The Greek telecommunications market in 2011 was characterized by a destructive intersection of macroeconomic insolvency and rigid internal operations. Applying a Value Chain analysis reveals that OTEs primary disadvantage was not technological but structural. Its service delivery costs were inflated by an inflexible labor model that treated operating expenses as fixed rather than variable. Porter’s Five Forces analysis indicates intense rivalry as competitors used low-cost structures to undercut OTEs pricing during a period of declining consumer purchasing power. The bargaining power of labor (unions) remained the dominant internal force, preventing the company from aligning its cost base with its shrinking revenue stream.
Option 1: Aggressive Asset Divestiture.

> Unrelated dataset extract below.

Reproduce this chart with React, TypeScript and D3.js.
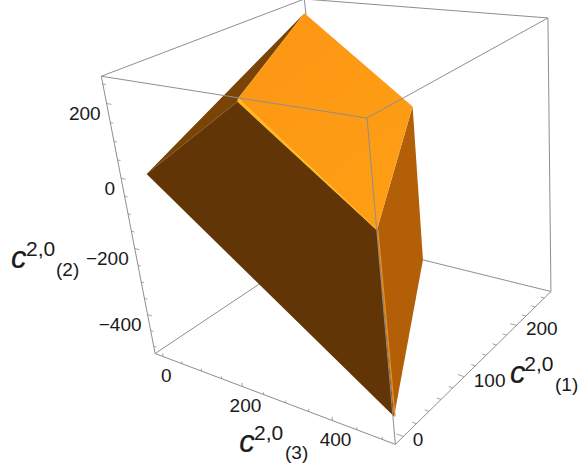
import React from 'react';
import * as d3 from 'd3';

type Vec = [number, number, number];

// plot range of the box, [c3, c1, c2]
const c3Range = [-22, 525];
const c1Range = [-12, 275];
const c2Range = [-524, 270];

// vertices of the region as (c3, c1, c2)
const leftTip: Vec = [20, 0, 9];
const frontTop: Vec = [263, 0, 246];
const topRidge: Vec = [265, 0, 254];
const backTop: Vec = [-8, 264, 236];
const rightTop: Vec = [514, 55, 231];
const frontMid: Vec = [508, 0, 3];
const rightLow: Vec = [514, 55, -138];
const bottomTip: Vec = [510, 0, -476];

const c2Ticks = [200, 0, -200, -400];
const c3Ticks = [0, 200, 400];
const c1Ticks = [0, 100, 200];

// camera fitted to the box corners
const cam = [
  [175.143, 241.586, -65.333, 155.139],
  [17.645, -68.624, -285.988, 353.561],
  [-0.16461, 0.202591, -0.113516, 1],
];

const u = d3.scaleLinear().domain(c3Range).range([0, 1]);
const v = d3.scaleLinear().domain(c1Range).range([0, 1]);
const w = d3.scaleLinear().domain(c2Range).range([0, 1]);

const project = (a: number, b: number, c: number): [number, number] => {
  const h = cam[2][0] * a + cam[2][1] * b + cam[2][2] * c + cam[2][3];
  return [
    (cam[0][0] * a + cam[0][1] * b + cam[0][2] * c + cam[0][3]) / h,
    (cam[1][0] * a + cam[1][1] * b + cam[1][2] * c + cam[1][3]) / h,
  ];
};
const toScreen = (p: Vec) => project(u(p[0]), v(p[1]), w(p[2]));

const line = d3.line();
const poly = (pts: Vec[]) => line(pts.map(toScreen)) + 'Z';
const edge = (a: Vec, b: Vec) => line([project(...a), project(...b)]) || '';

const boxBack = [
  edge([0, 1, 1], [0, 0, 1]),
  edge([0, 1, 1], [1, 1, 1]),
  edge([0, 1, 1], [0, 1, 0]),
  edge([0, 0, 0], [0, 1, 0]),
  edge([0, 1, 0], [1, 1, 0]),
  edge([0, 0, 0], [0, 0, 1]),
  edge([0, 0, 0], [1, 0, 0]),
  edge([1, 0, 0], [1, 1, 0]),
  edge([1, 1, 0], [1, 1, 1]),
];
const boxFront = [
  edge([0, 0, 1], [1, 0, 1]),
  edge([1, 0, 1], [1, 1, 1]),
  edge([1, 0, 1], [1, 0, 0]),
];

const BOX = '#8e8e8e';
const LABEL = '#1a1a1a';
const FONT = '"Liberation Sans", Arial, sans-serif';

const minorTicks = (range: number[], step: number) =>
  d3.range(Math.ceil(range[0] / step) * step, range[1], step);

const AxisLabel = ({ x, y, sub, subY, supY, supX, subX }: any) => (
  <g fontFamily={FONT} fill={LABEL}>
    <text x={x} y={y} fontSize={31} fontStyle="italic" stroke={LABEL} strokeWidth={0.2}>c</text>
    <text x={supX} y={supY} fontSize={21}>2,0</text>
    <text x={subX} y={subY} fontSize={19}>{sub}</text>
  </g>
);

export default function App() {
  const ticks: string[] = [];
  minorTicks(c2Range, 50).forEach(t => {
    const len = t % 200 === 0 ? 0.022 : 0.014;
    ticks.push(edge([0, 0, w(t)], [len, 0, w(t)]));
  });
  minorTicks(c3Range, 50).forEach(t => {
    const len = t % 200 === 0 ? 0.014 : 0.009;
    ticks.push(edge([u(t), 0, 0], [u(t), 0, len]));
  });
  minorTicks(c1Range, 20).forEach(t => {
    const len = t % 100 === 0 ? 0.024 : 0.015;
    ticks.push(edge([1, v(t), 0], [1 - len, v(t), 0]));
  });

  return (
    <svg
      width={579}
      height={468}
      style={{ position: 'absolute', left: 0, top: 0, background: '#fff' }}
    >
      <defs>
        <linearGradient id="topFace" x1="0" y1="0" x2="0.6" y2="1">
          <stop offset="0" stopColor="#fc9513" />
          <stop offset="1" stopColor="#ff9e15" />
        </linearGradient>
      </defs>

      {boxBack.map((d, i) => <path key={i} d={d} fill="none" stroke={BOX} strokeWidth={1} />)}
      {ticks.map((d, i) => <path key={i} d={d} fill="none" stroke={BOX} strokeWidth={0.8} />)}

      <path d={poly([leftTip, backTop, topRidge, frontTop])} fill="#7b4407" />
      <path d={poly([leftTip, frontTop, frontMid, bottomTip])} fill="#623506" />
      <path d={poly([rightTop, frontMid, bottomTip, rightLow])} fill="#b35f08" />
      <path d={poly([topRidge, backTop, rightTop, frontMid])} fill="url(#topFace)" />
      <path d={poly([frontTop, topRidge, frontMid])} fill="#ffb817" stroke="#ffb817" strokeWidth={0.5} />
      <path d={line([frontMid, bottomTip].map(toScreen)) || ''} stroke="#f0901a" strokeWidth={1.2} fill="none" transform="translate(1,0)" />

      {boxFront.map((d, i) => <path key={i} d={d} fill="none" stroke={BOX} strokeWidth={1} />)}

      <g fontFamily={FONT} fontSize={19} fill={LABEL}>
        {c2Ticks.map(t => {
          const [x, y] = project(0, 0, w(t));
          return <text key={t} x={x - 6} y={y + 17} textAnchor="end">{t < 0 ? `\u2212${-t}` : t}</text>;
        })}
        {c3Ticks.map(t => {
          const [x, y] = project(u(t), 0, 0);
          return <text key={t} x={x + 3} y={y + 25} textAnchor="middle">{t}</text>;
        })}
        {c1Ticks.map(t => {
          const [x, y] = project(1, v(t), 0);
          return <text key={t} x={x + 9.5} y={y + 10} textAnchor="start">{t}</text>;
        })}
      </g>

      <AxisLabel x={11} y={268} supX={26} supY={255.7} subX={56} subY={275.7} sub="(2)" />
      <AxisLabel x={239.3} y={452} supX={254} supY={439.5} subX={285} subY={459} sub="(3)" />
      <AxisLabel x={510} y={383.3} supX={524.3} supY={371} subX={555} subY={390.7} sub="(1)" />
    </svg>
  );
}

Sell profitable international subsidiaries (e.g., Telekom Albania, AMC, or stakes in RomTelecom) to pay down the 2012-2013 debt.
Trade-offs: Provides immediate liquidity but erodes the long-term growth engine and reduces geographical diversification.
Resource Requirements: Investment banking fees and regulatory approvals in multiple jurisdictions.
Option 2: Negotiated Structural Reform (Voluntary Retirement Scheme). Launch a massive, incentive-based exit program to reduce headcount by 10-15 percent while simultaneously negotiating a new collective labor agreement.
Trade-offs: Requires significant upfront cash for severance but permanently lowers the break-even point.
Resource Requirements: Estimated 250-300 million Euros in immediate liquidity.
Option 3: Pure Defensive Consolidation. Merge OTE (fixed) and Cosmote (mobile) operations fully to eliminate duplicate functions and reduce overhead without immediate large-scale layoffs.
Trade-offs: Lower execution risk regarding unions but slower cost impact; may not meet debt repayment timelines.
Resource Requirements: Internal reorganization and IT systems integration.
OTE must pursue Option 2 (Negotiated Structural Reform) as the primary path. The debt crisis is too acute for gradual consolidation, and selling assets (Option 1) in a distressed market yields poor valuations. By utilizing a Voluntary Retirement Scheme (VRS), OTE can bypass the legal prohibition on layoffs. Success depends on securing a new Collective Labor Agreement (CLA) that introduces a lower entry-level wage for new hires, effectively creating a sustainable two-tier wage system.
The plan assumes a phased approach to manage cash flow. Instead of a single massive exit, OTE should deploy the VRS in targeted waves, focusing first on the most expensive legacy departments. To mitigate the risk of a total strike, the company must maintain a transparent communication channel with the Greek public, framing the reforms as necessary for the survival of a national icon. If domestic refinancing fails, the contingency involves a direct credit line from Deutsche Telekom, though this must be a last resort to maintain OTEs independent standing in the credit markets.
OTE must break the permanent employment model immediately to survive the Greek sovereign crisis. The company faces a liquidity wall of 1.4 billion Euros in 2012 that cannot be cleared without demonstrating a fundamental shift in unit economics to international creditors. The recommended path is a funded Voluntary Retirement Scheme (VRS) paired with a new Collective Labor Agreement. This strategy trades short-term cash for long-term solvency. By reducing headcount by 1,500 and lowering entry-level wages, OTE transforms from a bureaucratic legacy operator into a competitive private firm. Speed is the priority; the window to refinance debt closes as the national economic contraction deepens.
The analysis assumes that Deutsche Telekom will provide a backstop for OTEs debt or reputation if the Greek sovereign crisis worsens. If DT decides to ring-fence its Greek operations to protect its own balance sheet, OTE will lose all access to international capital markets, rendering the VRS strategy unfundable.
The team did not fully evaluate a Debt-for-Equity swap with major creditors. While dilutive to existing shareholders including the Greek State and DT, this would permanently remove the interest burden and provide the stability required to transform the business without the constant pressure of 12-month maturity windows.